In late 1941, he attempted to sign a truce with the Germans and offer to fight the partisans, but the offer was declined. The Chetniks were forced to move to eastern Bosnia where they engaged in heavy combat with the Ustaše, resulting in several incidents of war crimes against people who supported the other faction. A notable incident happened in Foča where a large number of Bosnian Muslims (est. over 2,000) were executed by the Chetnik forces. The Chetniks on the other hand claimed that this was nothing more than a reprisal and a retaliation for the Muslim participation in Ustaše war crimes in eastern Bosnia under the régime of the Independent State of Croatia (NDH).
A group of Chetnik units commanded by a pre-war priest and later vojvoda, Momčilo Đujić, was located in the southern, Italian zone of NDH, in relative isolation from other Chetnik forces and surrounded by enemies. In 1942, Đujić's troops started accepting arms from the Italian occupation troops in order to fight mainly the Ustaše, but also the Communist Partisans in the border area of Dalmatia, Lika and Bosnia.
This was viewed as proof of Chetnik collaboration with the Axis, even though it was a localized example rather than a rule. Both Đujić and the commander of the Venezia division (viewed by some as pro-Allied and hoping for an Allied landing as well) acted independently of their commanders. Nevertheless, it reflected of Mihailović and was frowned upon both by the Wehrmacht and Winston Churchill.
In 1943, the Germans decided to pursue the Chetniks in the northern zone, and even offered a reward of 100,000 gold marks for the capture of Mihailović, dead or alive.
By the end of 1943, the United Kingdom and the USA decided to stop supporting the Chetniks as the SOE made reports saying the Chetniks refused to carry out several sabotages. The Chetniks denounced these reports as misleading, incomplete and innacurate, as well as originating from the left-wing elements in the SOE. Instead, they switched their support to Tito's Partisans who they deemed to have become the main anti-fascist resistance group in Yugoslavia.
After the war, he was captured by the Communist government on March 13, 1946. Tried for high treason from June 10 to July 15, he was sentenced to death by firing squad on July 17th. His body was believed to have been burnt and burried in an unmarked grave near Belgrade. His main prosecutor was Milos Minic, later minister of foreign affairs for the Communist government of Yugoslavia and ethnic Serb. His execution was a sticking point in Franco-Yugoslav relations and Charles de Gaulle refused to visit Yugoslavia on account of refusing to meet Mihailovich's murderer, Marshall Tito.
TIME Magazine, in 1942, featured an article which boasted of Mihailovich's Chetniks' success and heralded him as the sole defender of freedom in Nazi-occupied Europe.
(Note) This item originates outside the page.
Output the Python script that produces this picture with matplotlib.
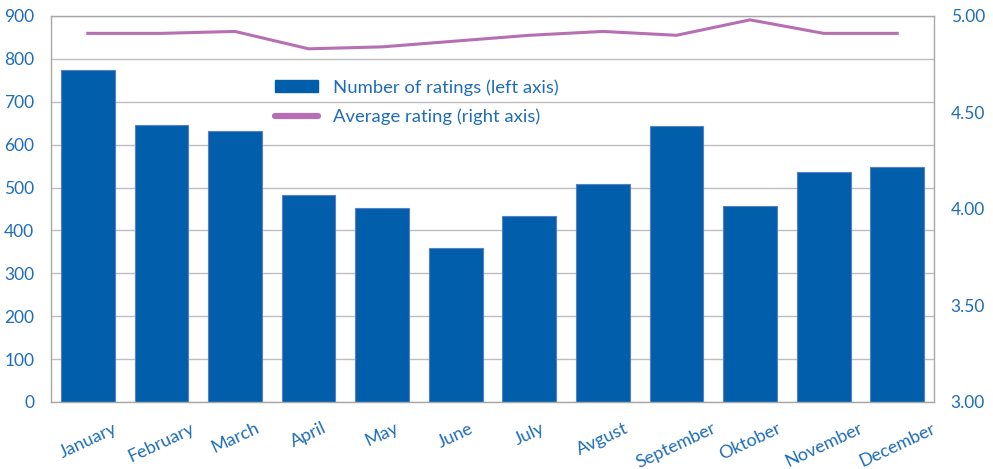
import matplotlib
matplotlib.use("Agg")
import matplotlib.pyplot as plt
from matplotlib.lines import Line2D
from matplotlib.patches import Patch

months = ["January", "February", "March", "April", "May", "June",
          "July", "Avgust", "September", "Oktober", "November", "December"]
num_ratings = [774, 646, 632, 483, 452, 360, 433, 509, 643, 457, 537, 547]
avg_rating = [4.91, 4.91, 4.92, 4.83, 4.84, 4.87, 4.90, 4.92, 4.90, 4.98, 4.91, 4.91]

left_ticks = [0, 100, 200, 300, 400, 500, 600, 700, 800, 900]
right_ticks = [3.00, 3.50, 4.00, 4.50, 5.00]

BAR = "#005EAB"
BAR_EDGE = "#5B7FC4"
LINE = "#B56FB2"
TEXT = "#1F6DB8"
GRID = "#BDBDBD"

plt.rcParams["font.family"] = ["Lato", "DejaVu Sans"]

fig = plt.figure(figsize=(9.93, 4.69), dpi=100)
ax = fig.add_axes([0.0514, 0.1429, 0.8892, 0.8230])
x = list(range(len(months)))
ax.bar(x, num_ratings, width=0.73, color=BAR, edgecolor=BAR_EDGE,
       linewidth=0.8, zorder=2)
ax.set_xlim(-0.5, len(months) - 0.5)
ax.set_ylim(0, 900)
ax.set_yticks(left_ticks)
ax.set_yticklabels([str(v) for v in left_ticks])
ax.yaxis.grid(True, color=GRID, linewidth=1.0, zorder=0)
ax.set_axisbelow(True)
ax.set_xticks(x)
ax.set_xticklabels(months, rotation=25, ha="center")
ax.tick_params(axis="both", length=0, colors=TEXT, labelsize=12.5)
ax.tick_params(axis="x", labelsize=13)
ax.tick_params(axis="y", pad=12)
ax.tick_params(axis="x", pad=13)
for s in ax.spines.values():
    s.set_color("#A8A8A8")
    s.set_linewidth(1.0)

ax2 = ax.twinx()
ax2.plot(x, avg_rating, color=LINE, linewidth=2.2, zorder=3)
ax2.set_ylim(3.0, 5.0)
ax2.set_yticks(right_ticks)
ax2.set_yticklabels([f"{v:.2f}" for v in right_ticks])
ax2.tick_params(axis="y", length=0, colors=TEXT, labelsize=12.5, pad=12)
for s in ax2.spines.values():
    s.set_visible(False)

handles = [Patch(facecolor=BAR, edgecolor=BAR),
           Line2D([0], [0], color=LINE, linewidth=4.5, solid_capstyle="round")]
labels = ["Number of ratings (left axis)", "Average rating (right axis)"]
leg = ax.legend(handles, labels, loc="upper left", bbox_to_anchor=(0.237, 0.875),
                frameon=False, fontsize=13.3, handlelength=2.35, handleheight=0.55,
                handletextpad=0.8, labelspacing=0.72, borderpad=0.3)
for t in leg.get_texts():
    t.set_color(TEXT)

fig.savefig("out.png", dpi=100)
Due to the efforts of Major Richard L. Felman and his buddies President Harry S. Truman, on the recommendation of General Dwight D. Eisenhower, posthumously awarded Mihailovich the "Legion of Merit", for the rescue of American Airmens by Chetniks. For the first time in history, this high award and the story of the rescue was classified secret by the State Department so as not to offend the communist government of Yugoslavia and subsequently publicize their colossal blunder of switching sides to Tito during the war.